A principios de mayo de este año, los senadores del Frente de Todos votaron un proyecto de declaración para que el ministro Martín Guzmán no le pague al FMI y al Club de París con los Derechos Especiales de Giro (DEG), los recursos que va a enviar el organismo a los países miembro para hacer frente a los efectos de la pandemia. La proclama proponía “impulsar la suspensión de los pagos por capital e intereses con el FMI y el Club de París, mientras se extienda la emergencia sanitaria”. Y denunciaba que el Fondo violó sus propios reglamentos porque facilitó el financiamiento de la fuga de capitales para enriquecer a un “puñado de poderosos”. También explicaba que el mayor préstamo de la historia del Fondo fue una decisión política deliberada para garantizar la reelección de Macri.
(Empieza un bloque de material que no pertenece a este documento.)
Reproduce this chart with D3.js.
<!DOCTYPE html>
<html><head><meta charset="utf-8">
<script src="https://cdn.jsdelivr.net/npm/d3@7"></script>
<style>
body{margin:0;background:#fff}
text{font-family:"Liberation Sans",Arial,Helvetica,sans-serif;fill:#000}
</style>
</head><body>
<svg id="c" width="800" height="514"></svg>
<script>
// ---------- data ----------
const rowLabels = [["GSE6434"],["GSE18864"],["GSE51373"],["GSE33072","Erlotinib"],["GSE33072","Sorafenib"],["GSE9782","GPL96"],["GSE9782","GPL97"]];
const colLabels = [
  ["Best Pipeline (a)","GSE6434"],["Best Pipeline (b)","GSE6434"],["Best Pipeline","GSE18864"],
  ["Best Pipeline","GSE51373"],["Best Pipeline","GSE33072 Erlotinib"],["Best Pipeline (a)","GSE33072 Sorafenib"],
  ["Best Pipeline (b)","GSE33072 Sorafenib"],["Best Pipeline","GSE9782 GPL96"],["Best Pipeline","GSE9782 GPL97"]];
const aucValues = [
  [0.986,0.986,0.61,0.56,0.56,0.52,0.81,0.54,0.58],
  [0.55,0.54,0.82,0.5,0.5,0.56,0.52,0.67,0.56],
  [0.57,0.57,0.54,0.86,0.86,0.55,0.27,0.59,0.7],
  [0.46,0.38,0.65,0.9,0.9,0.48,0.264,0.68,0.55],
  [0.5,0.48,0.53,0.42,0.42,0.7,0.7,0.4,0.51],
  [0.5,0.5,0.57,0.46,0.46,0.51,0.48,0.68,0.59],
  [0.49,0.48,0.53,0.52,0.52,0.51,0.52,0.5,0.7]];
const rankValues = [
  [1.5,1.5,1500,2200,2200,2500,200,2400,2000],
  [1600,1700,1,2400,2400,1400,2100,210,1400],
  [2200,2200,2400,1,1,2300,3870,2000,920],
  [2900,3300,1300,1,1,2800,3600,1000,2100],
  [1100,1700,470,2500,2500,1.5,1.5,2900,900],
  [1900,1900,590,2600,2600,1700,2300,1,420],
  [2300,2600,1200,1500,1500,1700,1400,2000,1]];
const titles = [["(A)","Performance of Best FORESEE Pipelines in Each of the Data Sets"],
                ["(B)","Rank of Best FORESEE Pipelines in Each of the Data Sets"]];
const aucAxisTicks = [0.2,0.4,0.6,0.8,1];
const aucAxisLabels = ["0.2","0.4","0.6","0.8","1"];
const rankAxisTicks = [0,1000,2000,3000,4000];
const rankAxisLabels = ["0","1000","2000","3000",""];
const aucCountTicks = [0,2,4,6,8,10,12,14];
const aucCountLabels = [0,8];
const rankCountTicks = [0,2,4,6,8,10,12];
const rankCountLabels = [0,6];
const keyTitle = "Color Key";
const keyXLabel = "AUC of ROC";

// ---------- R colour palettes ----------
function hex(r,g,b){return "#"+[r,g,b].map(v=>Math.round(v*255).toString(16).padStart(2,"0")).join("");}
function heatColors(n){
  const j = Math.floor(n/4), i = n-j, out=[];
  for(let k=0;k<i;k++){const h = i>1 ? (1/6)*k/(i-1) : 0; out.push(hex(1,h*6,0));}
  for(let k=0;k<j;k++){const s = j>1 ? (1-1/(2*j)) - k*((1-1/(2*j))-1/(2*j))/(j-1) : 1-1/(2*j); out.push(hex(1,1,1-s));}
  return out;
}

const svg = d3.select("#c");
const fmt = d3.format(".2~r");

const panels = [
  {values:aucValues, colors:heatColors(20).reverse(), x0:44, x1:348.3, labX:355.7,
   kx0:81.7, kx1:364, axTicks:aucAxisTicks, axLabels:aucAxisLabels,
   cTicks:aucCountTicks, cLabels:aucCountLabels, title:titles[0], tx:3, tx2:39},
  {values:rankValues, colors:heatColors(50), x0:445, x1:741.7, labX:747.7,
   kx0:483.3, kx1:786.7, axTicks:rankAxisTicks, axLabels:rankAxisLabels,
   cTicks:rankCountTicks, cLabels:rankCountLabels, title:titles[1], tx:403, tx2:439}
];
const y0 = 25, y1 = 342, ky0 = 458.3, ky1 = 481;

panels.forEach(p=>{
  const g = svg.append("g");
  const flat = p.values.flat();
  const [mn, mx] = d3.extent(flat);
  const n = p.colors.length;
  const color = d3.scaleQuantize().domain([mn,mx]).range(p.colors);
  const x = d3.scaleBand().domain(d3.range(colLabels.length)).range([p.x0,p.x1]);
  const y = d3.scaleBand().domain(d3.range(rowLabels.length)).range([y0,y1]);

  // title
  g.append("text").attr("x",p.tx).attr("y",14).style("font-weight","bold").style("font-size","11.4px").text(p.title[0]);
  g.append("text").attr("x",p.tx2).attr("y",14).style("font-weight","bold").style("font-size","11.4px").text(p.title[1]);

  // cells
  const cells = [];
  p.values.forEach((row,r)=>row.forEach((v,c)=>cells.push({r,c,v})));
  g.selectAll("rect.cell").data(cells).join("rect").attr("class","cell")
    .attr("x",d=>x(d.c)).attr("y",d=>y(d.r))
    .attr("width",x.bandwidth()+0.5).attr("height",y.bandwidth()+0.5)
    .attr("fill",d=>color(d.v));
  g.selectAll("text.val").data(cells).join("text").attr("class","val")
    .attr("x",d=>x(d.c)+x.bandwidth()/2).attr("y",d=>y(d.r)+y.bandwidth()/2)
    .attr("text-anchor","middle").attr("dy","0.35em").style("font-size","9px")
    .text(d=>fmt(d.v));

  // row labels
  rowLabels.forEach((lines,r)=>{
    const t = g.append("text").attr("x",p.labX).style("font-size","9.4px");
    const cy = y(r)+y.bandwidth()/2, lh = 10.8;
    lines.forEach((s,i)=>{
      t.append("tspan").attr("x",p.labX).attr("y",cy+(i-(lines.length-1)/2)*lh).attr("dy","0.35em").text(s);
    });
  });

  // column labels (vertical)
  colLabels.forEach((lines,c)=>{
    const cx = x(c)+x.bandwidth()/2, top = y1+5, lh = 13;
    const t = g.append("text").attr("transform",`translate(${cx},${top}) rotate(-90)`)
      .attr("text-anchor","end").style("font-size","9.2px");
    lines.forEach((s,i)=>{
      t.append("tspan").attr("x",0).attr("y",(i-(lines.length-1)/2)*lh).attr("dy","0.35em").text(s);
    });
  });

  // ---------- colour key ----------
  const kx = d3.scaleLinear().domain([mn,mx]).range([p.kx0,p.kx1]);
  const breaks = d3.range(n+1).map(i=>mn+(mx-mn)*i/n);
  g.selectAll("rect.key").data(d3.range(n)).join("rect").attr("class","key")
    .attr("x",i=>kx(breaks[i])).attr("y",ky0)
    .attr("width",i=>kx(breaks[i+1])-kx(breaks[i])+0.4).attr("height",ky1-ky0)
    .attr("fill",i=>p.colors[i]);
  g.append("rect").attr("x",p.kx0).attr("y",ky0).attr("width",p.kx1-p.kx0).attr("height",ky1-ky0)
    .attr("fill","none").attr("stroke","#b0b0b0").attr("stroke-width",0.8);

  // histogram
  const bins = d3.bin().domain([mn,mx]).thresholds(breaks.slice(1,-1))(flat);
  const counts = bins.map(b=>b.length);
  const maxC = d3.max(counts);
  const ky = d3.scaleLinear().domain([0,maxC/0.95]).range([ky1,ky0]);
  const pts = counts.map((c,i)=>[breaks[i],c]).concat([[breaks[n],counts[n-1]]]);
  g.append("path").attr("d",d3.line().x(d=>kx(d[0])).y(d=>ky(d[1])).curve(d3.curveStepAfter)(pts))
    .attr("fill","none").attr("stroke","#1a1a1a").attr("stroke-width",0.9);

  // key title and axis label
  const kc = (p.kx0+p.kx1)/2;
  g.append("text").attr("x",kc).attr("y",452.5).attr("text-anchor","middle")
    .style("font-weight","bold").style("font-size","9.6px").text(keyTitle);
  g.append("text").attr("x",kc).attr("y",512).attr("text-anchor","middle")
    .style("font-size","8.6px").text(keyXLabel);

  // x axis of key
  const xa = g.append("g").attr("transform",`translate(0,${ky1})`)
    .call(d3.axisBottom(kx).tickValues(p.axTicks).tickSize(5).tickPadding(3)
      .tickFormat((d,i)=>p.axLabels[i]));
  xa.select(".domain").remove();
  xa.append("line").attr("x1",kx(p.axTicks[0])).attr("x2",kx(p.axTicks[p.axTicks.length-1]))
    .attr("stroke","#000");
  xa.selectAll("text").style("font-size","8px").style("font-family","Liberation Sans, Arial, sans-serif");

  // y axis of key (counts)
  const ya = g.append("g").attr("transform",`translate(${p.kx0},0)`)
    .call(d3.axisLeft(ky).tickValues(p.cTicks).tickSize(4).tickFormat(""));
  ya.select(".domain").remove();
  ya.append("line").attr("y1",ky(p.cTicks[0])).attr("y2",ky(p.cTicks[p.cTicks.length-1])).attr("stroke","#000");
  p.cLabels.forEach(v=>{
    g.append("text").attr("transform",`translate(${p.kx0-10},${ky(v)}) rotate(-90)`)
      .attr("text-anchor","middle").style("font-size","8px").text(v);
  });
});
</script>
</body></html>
Y sentenciaba que la “finalidad de este gigantesco endeudamiento impagable es tener a la Argentina encadenada por años a la supervisión y auditoría del FMI”.
Finalmente, en la presentación de candidatos del Frente de Todos para las elecciones legislativas, la vicepresidenta Cristina Kirchner explicó que el país no va a poder usar los DEG para paliar los efectos de la crisis (como van a hacer el resto de los países) porque deberán utilizarse para pagar deuda. Ni siquiera es una imposición formal del FMI que en una explicación publicada en su página web informó que la emisión de DEG “brindaría apoyo de liquidez a muchos países en desarrollo y de bajos ingresos que están luchando, permitiéndoles pagar por la atención médica y apoyar a las personas vulnerables”.
Se le atribuye al novelista estadounidense Francis Scott Fitzgerald la frase que dice: “La prueba de una inteligencia de primer nivel es la capacidad de tener dos ideas opuestas en la mente al mismo tiempo y seguir manteniendo la capacidad de funcionar”. Algunos periodistas calificaron el giro (del gobierno en general y de Cristina Kirchner, en particular) como la muestra más palmaria de “pragmatismo”. Sin embargo, aquella flexible corriente filosófica que tuvo a Charles Sanders Peirce o a John Dewey entre sus máximos exponentes nunca llegó a tal separación entre discurso y realidad. Porque en el terreno del pensamiento se pueden tener uno, dos o mil ideas contradictorias, pero en la práctica (valor supremo, según el pragmatismo) las consecuencias son muy distintas cuando es tan grande la desconexión entre las palabras y las cosas.